I had the yummiest yoga practice yesterday. Jonny Kest was in Austin and I had treated myself to one of his workshops. 2 1/2 hours of nonstop movement - it was amazing. Lately, as my shoulders and upper body strength are getting stronger, I've been having a blast playing with arm balances. There were no shortage of those in his class, and most of them were used as warm-ups!
An exercise we worked on at one point is to just take 5 minutes and silently stare into a partner's eyes. I got paired with a complete stranger. This woman was a cycling instructor who, as soon as she placed her mat on the floor, asserted to anyone who cared who she was and what her experience was in yoga. Very eager to present herself in a positive light and communicate with others that she was strong, fit, knowledgeable, and capable. But as soon as we entered into the exercise, she FREAKED out. Every few seconds she'd whisper to me "I'm uncomfortable, are you uncomfortable?" I just smiled and kept staring. Then she began to fidget uncontrollably, her eyes began to wonder, and then she'd turn back to me and try to start a conversation. I just smiled and kept staring. As soon as the exercise was over, she broke away and began chatting about exactly how uncomfortable that exercise was, and began to reassert her competence by sharing about her experiences as a cycling instructor. She didn't speak another word to me that entire class.
It hit me how vulnerable people are and what lengths people would go to protect their vulnerability.

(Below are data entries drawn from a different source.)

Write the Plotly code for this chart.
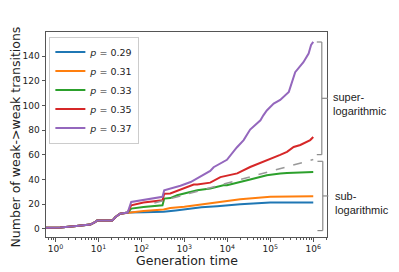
import plotly.graph_objects as go

# ---- data ----
labels = ["<i>p</i> = 0.29", "<i>p</i> = 0.31", "<i>p</i> = 0.33", "<i>p</i> = 0.35", "<i>p</i> = 0.37"]
colors = ["#1f77b4", "#ff7f0e", "#2ca02c", "#d62728", "#9467bd"]
x_title = "Generation time"
y_title = "Number of weak->weak transitions"

# common early history (all runs identical)
t_common = [0.6, 1.3, 2.7, 4.5, 6.5, 8.5, 9.3, 21, 25, 32, 45]
n_common = [1.0, 1.1, 2.2, 3.0, 3.6, 5.7, 6.8, 6.8, 9.7, 12.4, 13.0]

t_029 = [50, 112, 330, 630, 1400, 2500, 5800, 20000, 100000, 1000000]
n_029 = [13.3, 13.5, 14.0, 15.0, 16.5, 17.5, 18.4, 20.0, 21.4, 21.4]

t_031 = [50, 58, 112, 330, 470, 1000, 2000, 2800, 5800, 20000, 100000, 1000000]
n_031 = [13.3, 13.8, 14.6, 15.7, 17.0, 18.0, 19.5, 20.2, 21.9, 24.0, 26.0, 26.5]

t_033 = [48, 58, 112, 310, 340, 470, 680, 2000, 4000, 8100, 9800, 34000, 83000, 170000, 245000, 1000000]
n_033 = [13.3, 16.5, 17.8, 19.2, 24.6, 25.0, 27.3, 31.3, 32.7, 35.4, 35.4, 40.0, 43.5, 45.0, 45.4, 46.2]

t_035 = [48, 58, 112, 310, 340, 470, 950, 1650, 2000, 4000, 6900, 17000, 34000, 69000, 83000,
         170000, 245000, 350000, 500000, 590000, 850000, 1000000]
n_035 = [13.3, 19.2, 21.4, 23.2, 28.6, 28.8, 32.7, 36.0, 36.0, 37.5, 42.0, 45.0, 50.2, 54.3, 55.6,
         60.0, 62.5, 66.4, 68.0, 69.1, 72.0, 74.5]

t_037 = [48, 58, 95, 195, 310, 340, 470, 680, 810, 1400, 1800, 2350, 4000, 4800, 8900, 9800, 16600,
         24000, 34000, 59000, 69000, 83000, 120000, 155000, 170000, 270000, 380000, 590000, 780000,
         890000, 1000000]
n_037 = [13.3, 21.9, 23.2, 24.6, 26.0, 31.3, 32.5, 34.0, 35.0, 38.0, 40.0, 42.5, 47.0, 50.0, 55.6, 56.0,
         66.0, 72.0, 80.5, 88.0, 92.0, 96.0, 101.5, 104.0, 104.5, 111.0, 127.0, 135.0, 142.0,
         149.0, 151.5]

t_series = [t_029, t_031, t_033, t_035, t_037]
n_series = [n_029, n_031, n_033, n_035, n_037]

# logarithmic reference line
t_ref = [200, 1000000]
n_ref = [21.0, 56.2]

x_tickvals = [1, 10, 100, 1000, 10000, 100000, 1000000]
x_ticktext = ["10<sup>0</sup>", "10<sup>1</sup>", "10<sup>2</sup>", "10<sup>3</sup>",
              "10<sup>4</sup>", "10<sup>5</sup>", "10<sup>6</sup>"]
y_tickvals = [0, 20, 40, 60, 80, 100, 120, 140]

# bracket extents (data units on y)
super_range = [60.2, 151.4]
sub_range = [-1.3, 54.8]

fig = go.Figure()
for lab, col, ts, ns in zip(labels, colors, t_series, n_series):
    fig.add_trace(go.Scatter(x=t_common + ts, y=n_common + ns, mode="lines", name=lab,
                             line=dict(color=col, width=2)))

fig.add_trace(go.Scatter(x=t_ref, y=n_ref, mode="lines", showlegend=False,
                         line=dict(color="#999999", width=1.5, dash="dash")))

axis_col = "#555555"
fig.update_layout(
    width=399, height=272,
    margin=dict(l=46, r=72, t=32, b=35),
    paper_bgcolor="white", plot_bgcolor="white",
    font=dict(family="DejaVu Sans", size=9, color="#222222"),
    showlegend=True,
    legend=dict(x=0.012, y=0.978, xanchor="left", yanchor="top",
                bgcolor="rgba(255,255,255,0.9)", bordercolor="#cccccc", borderwidth=1,
                font=dict(size=9.5), tracegroupgap=0, itemwidth=30),
)
fig.update_xaxes(type="log", range=[-0.22, 6.32], automargin=False,
                 tickmode="array", tickvals=x_tickvals, ticktext=x_ticktext,
                 ticks="outside", ticklen=3.5, tickcolor=axis_col,
                 showline=True, linecolor=axis_col, linewidth=1, mirror=True,
                 showgrid=False, zeroline=False,
                 minor=dict(ticks="outside", ticklen=2, tickcolor=axis_col, dtick="D1", showgrid=False))
fig.update_yaxes(range=[-6.5, 159.5], tickmode="array", tickvals=y_tickvals, automargin=False,
                 ticks="outside", ticklen=3.5, tickcolor=axis_col,
                 showline=True, linecolor=axis_col, linewidth=1, mirror=True,
                 showgrid=False, zeroline=False)

# axis titles
fig.add_annotation(xref="paper", yref="paper", x=0.5, y=-0.114, xanchor="center", yanchor="middle",
                   text=x_title, showarrow=False, font=dict(size=12.5, color="#222222"))
fig.add_annotation(xref="paper", yref="paper", x=-0.107, y=0.49, xanchor="center", yanchor="middle",
                   text=y_title, textangle=-90, showarrow=False, font=dict(size=12.5, color="#222222"))

br_col = "#8a8a8a"
def bracket(lo, hi, xv, xh, xt):
    mid = (lo + hi) / 2
    for (x0, y0, x1, y1) in [(xh, hi, xv, hi), (xv, hi, xv, lo), (xh, lo, xv, lo), (xv, mid, xt, mid)]:
        fig.add_shape(type="line", xref="paper", yref="y", x0=x0, y0=y0, x1=x1, y1=y1,
                      line=dict(color=br_col, width=1.2))
    return mid

m1 = bracket(super_range[0], super_range[1], 0.9815, 0.9637, 1.003)
m2 = bracket(sub_range[0], sub_range[1], 0.985, 0.966, 1.005)

fig.add_annotation(xref="paper", yref="y", x=1.015, y=m1 - 5, xanchor="left", yanchor="middle",
                   text="super-<br>logarithmic", showarrow=False, align="left",
                   font=dict(family="Liberation Sans", size=11, color="#222222"))
fig.add_annotation(xref="paper", yref="y", x=1.02, y=m2 - 5.5, xanchor="left", yanchor="middle",
                   text="sub-<br>logarithmic", showarrow=False, align="left",
                   font=dict(family="Liberation Sans", size=11, color="#222222"))

fig.write_html("out.html", config={"displayModeBar": False},
               post_script="document.body.style.margin='0';")
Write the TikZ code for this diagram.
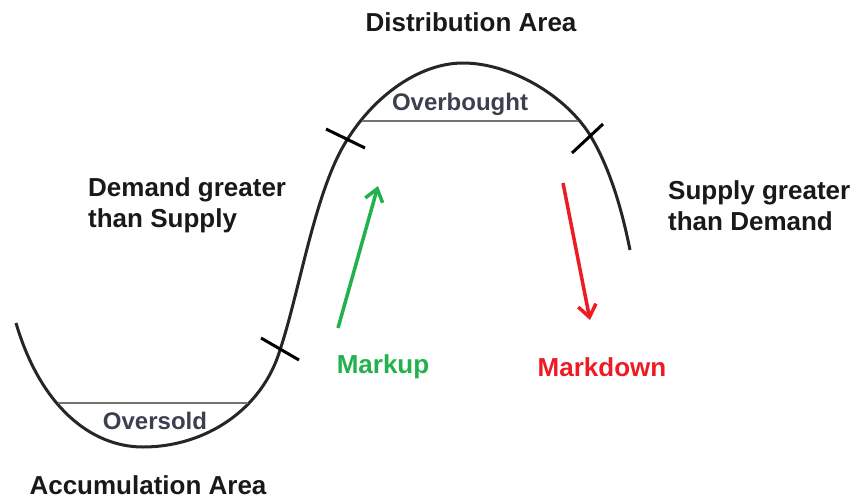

People do not want strangers to see their weaknesses because they don't want to be seen as lesser people than they think they are. I wonder...why is this? Why do we not want to be seen as less than we are? Along the same lines, why are we so afraid to be wronged? Is it due to ego? Is it something culturally engrained in us? Or is there something hardwired in us that hates being on the receiving end of injustice?